The next two lines speak to the various injustices endured by peaceful protesters – the “attacks” and “battering” at the hands of the state. Next the text suggests that Hindu nationalists trap regular citizens in “saffron cages.” Saffron is a reference to the color used by Modi’s Bharatiya Janata Party, or BJP. The cage can be thought of as a metaphorical one – of an India without fundamental rights. But it can also refer to the actual jail sentences being meted out to protesters.

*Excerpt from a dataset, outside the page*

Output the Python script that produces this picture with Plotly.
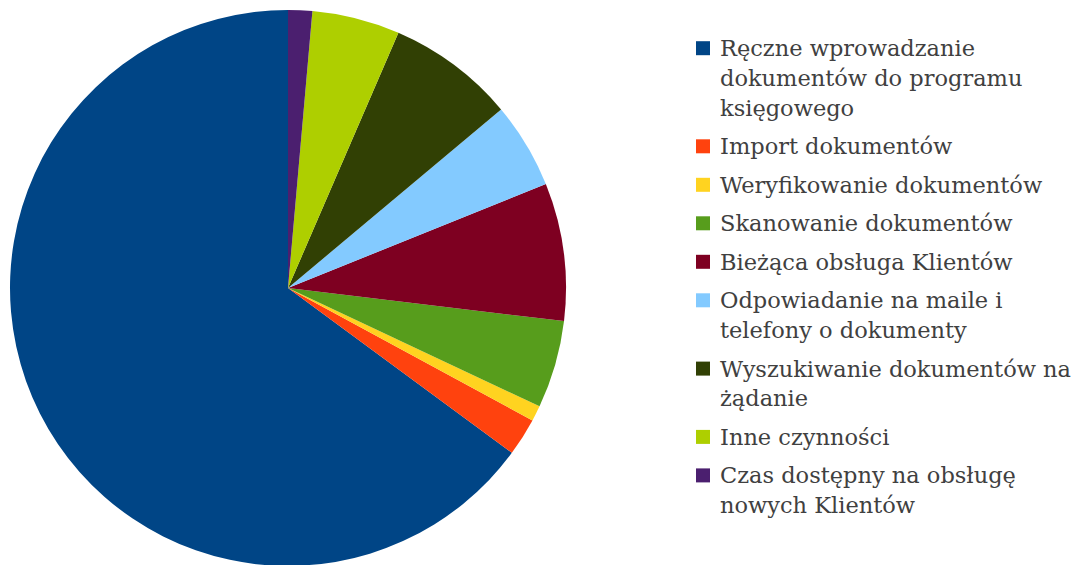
import plotly.graph_objects as go

labels = [
    "Ręczne wprowadzanie<br>dokumentów do programu<br>księgowego",
    "Import dokumentów",
    "Weryfikowanie dokumentów",
    "Skanowanie dokumentów",
    "Bieżąca obsługa Klientów",
    "Odpowiadanie na maile i<br>telefony o dokumenty",
    "Wyszukiwanie dokumentów na<br>żądanie",
    "Inne czynności",
    "Czas dostępny na obsługę<br>nowych Klientów",
]
values = [64.9, 2.2, 0.9, 5.1, 8.0, 5.0, 7.4, 5.1, 1.4]
colors = ["#004586", "#ff420e", "#ffd320", "#579d1c", "#7e0021",
          "#83caff", "#314004", "#aecf00", "#4b1f6f"]

W, H = 1083, 565
OFF = 8  # page body margin offset

total = sum(values)
rotation = 360 * (1 - values[0] / total)

fig = go.Figure(go.Pie(
    labels=labels,
    values=values,
    marker=dict(colors=colors, line=dict(width=0)),
    sort=False,
    direction="counterclockwise",
    rotation=rotation,
    textinfo="none",
    hoverinfo="label+percent",
    showlegend=False,
    domain=dict(x=[(10 - OFF) / W, (566 - OFF) / W],
                y=[(H - (566 - OFF)) / H, (H - (10 - OFF)) / H]),
))

# manual legend (layout)
font = dict(family="DejaVu Serif", size=22.5, color="#404040")
line_step = 29.8
item_step = 38.5
y = 48.2  # page px of first line centre
text_x = 718
sq_x0, sq_x1, sq_half = 696, 710, 7
annotations = []
shapes = []
for lab, col in zip(labels, colors):
    lines = lab.split("<br>")
    shapes.append(dict(
        type="rect", xref="paper", yref="paper",
        x0=(sq_x0 - OFF) / W, x1=(sq_x1 - OFF) / W,
        y0=1 - (y - OFF + sq_half) / H, y1=1 - (y - OFF - sq_half) / H,
        fillcolor=col, line=dict(width=0),
    ))
    for k, ln in enumerate(lines):
        annotations.append(dict(
            text=ln, xref="paper", yref="paper",
            x=(text_x - OFF) / W, y=1 - (y - OFF) / H,
            xanchor="left", yanchor="middle", showarrow=False,
            font=font,
        ))
        if k < len(lines) - 1:
            y += line_step
    y += item_step

fig.update_layout(
    width=W, height=H,
    margin=dict(l=0, r=0, t=0, b=0),
    paper_bgcolor="white",
    plot_bgcolor="white",
    showlegend=False,
    annotations=annotations,
    shapes=shapes,
)

fig.write_html("out.html")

The poem goes on to suggest that once the CAA becomes law, these silent bystanders will finally wake up and come to see that India has become a living “hell” and a “slaughterhouse.” When they lament their inaction, the tyrant will mock them – “laugh and say: / I was there and so were you.”
Haidry’s lyrical indictment of the government has enraged supporters of Modi and the BJP.
Because Haidry is also a Bollywood scriptwriter, there have been calls to boycott “Takht,” a film he worked on. And when singer and activist Kiran Ahluwalia, who lives in New York, posted a rendition of “Tum Dekhogey” on Instagram on March 18, 2024, she had the renewal of her Overseas Citizen of India card, a type of second passport, denied – a tactic often employed by the Modi government to punish dissenters.
Despite these attempts to suppress protest, the words of poets like Haidry continue to resonate.
Such is the beauty of poetry, which can slip through the bars of saffron cages with ease, speaking truth to power and oppression.
I am a personal friend of Kiran Ahluwalia.